Provided material:
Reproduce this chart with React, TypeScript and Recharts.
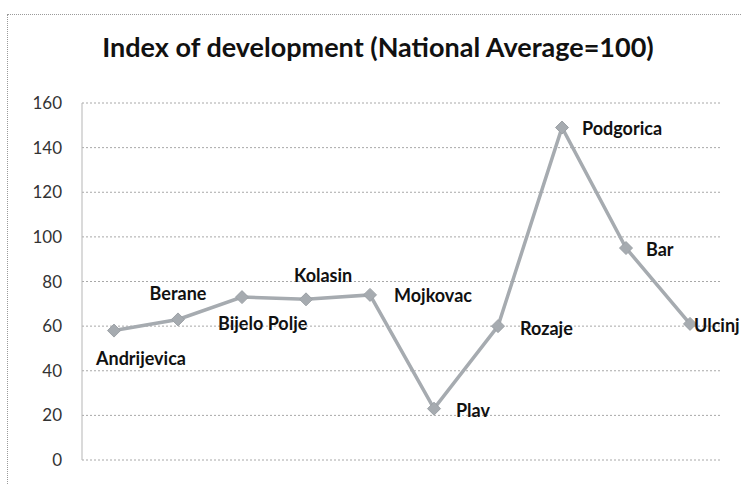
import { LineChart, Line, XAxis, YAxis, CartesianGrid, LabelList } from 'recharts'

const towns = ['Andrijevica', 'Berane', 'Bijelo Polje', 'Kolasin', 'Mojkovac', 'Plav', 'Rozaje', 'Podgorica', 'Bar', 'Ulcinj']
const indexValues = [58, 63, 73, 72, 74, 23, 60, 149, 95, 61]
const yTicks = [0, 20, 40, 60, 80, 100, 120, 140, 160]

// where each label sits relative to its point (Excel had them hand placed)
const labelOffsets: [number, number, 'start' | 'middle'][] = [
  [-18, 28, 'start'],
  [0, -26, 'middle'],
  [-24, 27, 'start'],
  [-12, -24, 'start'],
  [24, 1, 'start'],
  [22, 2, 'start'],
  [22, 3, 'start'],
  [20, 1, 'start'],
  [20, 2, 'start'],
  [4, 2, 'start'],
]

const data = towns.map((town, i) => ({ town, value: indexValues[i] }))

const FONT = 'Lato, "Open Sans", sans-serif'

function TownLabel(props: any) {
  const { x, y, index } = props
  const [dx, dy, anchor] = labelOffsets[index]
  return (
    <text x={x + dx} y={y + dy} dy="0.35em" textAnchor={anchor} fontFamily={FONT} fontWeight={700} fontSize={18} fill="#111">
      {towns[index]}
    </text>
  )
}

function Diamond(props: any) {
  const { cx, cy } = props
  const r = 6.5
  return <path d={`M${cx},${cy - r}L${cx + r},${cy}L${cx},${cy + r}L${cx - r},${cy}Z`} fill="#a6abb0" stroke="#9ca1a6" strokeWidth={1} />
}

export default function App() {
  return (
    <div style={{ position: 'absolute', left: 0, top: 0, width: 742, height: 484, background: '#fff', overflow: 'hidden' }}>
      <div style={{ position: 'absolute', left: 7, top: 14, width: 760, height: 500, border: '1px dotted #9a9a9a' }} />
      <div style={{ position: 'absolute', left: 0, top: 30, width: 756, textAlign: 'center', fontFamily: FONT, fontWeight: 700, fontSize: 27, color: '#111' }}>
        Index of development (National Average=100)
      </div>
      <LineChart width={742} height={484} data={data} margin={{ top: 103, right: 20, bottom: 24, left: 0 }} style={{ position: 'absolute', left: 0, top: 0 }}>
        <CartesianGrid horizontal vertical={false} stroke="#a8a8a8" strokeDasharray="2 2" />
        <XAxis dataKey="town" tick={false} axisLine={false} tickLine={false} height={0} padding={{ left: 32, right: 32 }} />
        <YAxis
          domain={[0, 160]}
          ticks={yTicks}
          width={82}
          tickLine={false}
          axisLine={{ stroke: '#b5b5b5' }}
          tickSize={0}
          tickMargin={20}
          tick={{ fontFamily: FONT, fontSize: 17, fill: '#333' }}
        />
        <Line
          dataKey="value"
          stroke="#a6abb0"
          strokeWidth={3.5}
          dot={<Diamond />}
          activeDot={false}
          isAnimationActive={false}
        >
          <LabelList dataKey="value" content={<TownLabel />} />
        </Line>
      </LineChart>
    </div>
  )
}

Work to do: Copy the data exactly. Any picture it contains is to be omitted.

Solution to the problem:
Reproduce this chart with React, TypeScript and Recharts.
import { LineChart, Line, XAxis, YAxis, CartesianGrid, LabelList } from 'recharts'

const towns = ['Andrijevica', 'Berane', 'Bijelo Polje', 'Kolasin', 'Mojkovac', 'Plav', 'Rozaje', 'Podgorica', 'Bar', 'Ulcinj']
const indexValues = [58, 63, 73, 72, 74, 23, 60, 149, 95, 61]
const yTicks = [0, 20, 40, 60, 80, 100, 120, 140, 160]

// where each label sits relative to its point (Excel had them hand placed)
const labelOffsets: [number, number, 'start' | 'middle'][] = [
  [-18, 28, 'start'],
  [0, -26, 'middle'],
  [-24, 27, 'start'],
  [-12, -24, 'start'],
  [24, 1, 'start'],
  [22, 2, 'start'],
  [22, 3, 'start'],
  [20, 1, 'start'],
  [20, 2, 'start'],
  [4, 2, 'start'],
]

const data = towns.map((town, i) => ({ town, value: indexValues[i] }))

const FONT = 'Lato, "Open Sans", sans-serif'

function TownLabel(props: any) {
  const { x, y, index } = props
  const [dx, dy, anchor] = labelOffsets[index]
  return (
    <text x={x + dx} y={y + dy} dy="0.35em" textAnchor={anchor} fontFamily={FONT} fontWeight={700} fontSize={18} fill="#111">
      {towns[index]}
    </text>
  )
}

function Diamond(props: any) {
  const { cx, cy } = props
  const r = 6.5
  return <path d={`M${cx},${cy - r}L${cx + r},${cy}L${cx},${cy + r}L${cx - r},${cy}Z`} fill="#a6abb0" stroke="#9ca1a6" strokeWidth={1} />
}

export default function App() {
  return (
    <div style={{ position: 'absolute', left: 0, top: 0, width: 742, height: 484, background: '#fff', overflow: 'hidden' }}>
      <div style={{ position: 'absolute', left: 7, top: 14, width: 760, height: 500, border: '1px dotted #9a9a9a' }} />
      <div style={{ position: 'absolute', left: 0, top: 30, width: 756, textAlign: 'center', fontFamily: FONT, fontWeight: 700, fontSize: 27, color: '#111' }}>
        Index of development (National Average=100)
      </div>
      <LineChart width={742} height={484} data={data} margin={{ top: 103, right: 20, bottom: 24, left: 0 }} style={{ position: 'absolute', left: 0, top: 0 }}>
        <CartesianGrid horizontal vertical={false} stroke="#a8a8a8" strokeDasharray="2 2" />
        <XAxis dataKey="town" tick={false} axisLine={false} tickLine={false} height={0} padding={{ left: 32, right: 32 }} />
        <YAxis
          domain={[0, 160]}
          ticks={yTicks}
          width={82}
          tickLine={false}
          axisLine={{ stroke: '#b5b5b5' }}
          tickSize={0}
          tickMargin={20}
          tick={{ fontFamily: FONT, fontSize: 17, fill: '#333' }}
        />
        <Line
          dataKey="value"
          stroke="#a6abb0"
          strokeWidth={3.5}
          dot={<Diamond />}
          activeDot={false}
          isAnimationActive={false}
        >
          <LabelList dataKey="value" content={<TownLabel />} />
        </Line>
      </LineChart>
    </div>
  )
}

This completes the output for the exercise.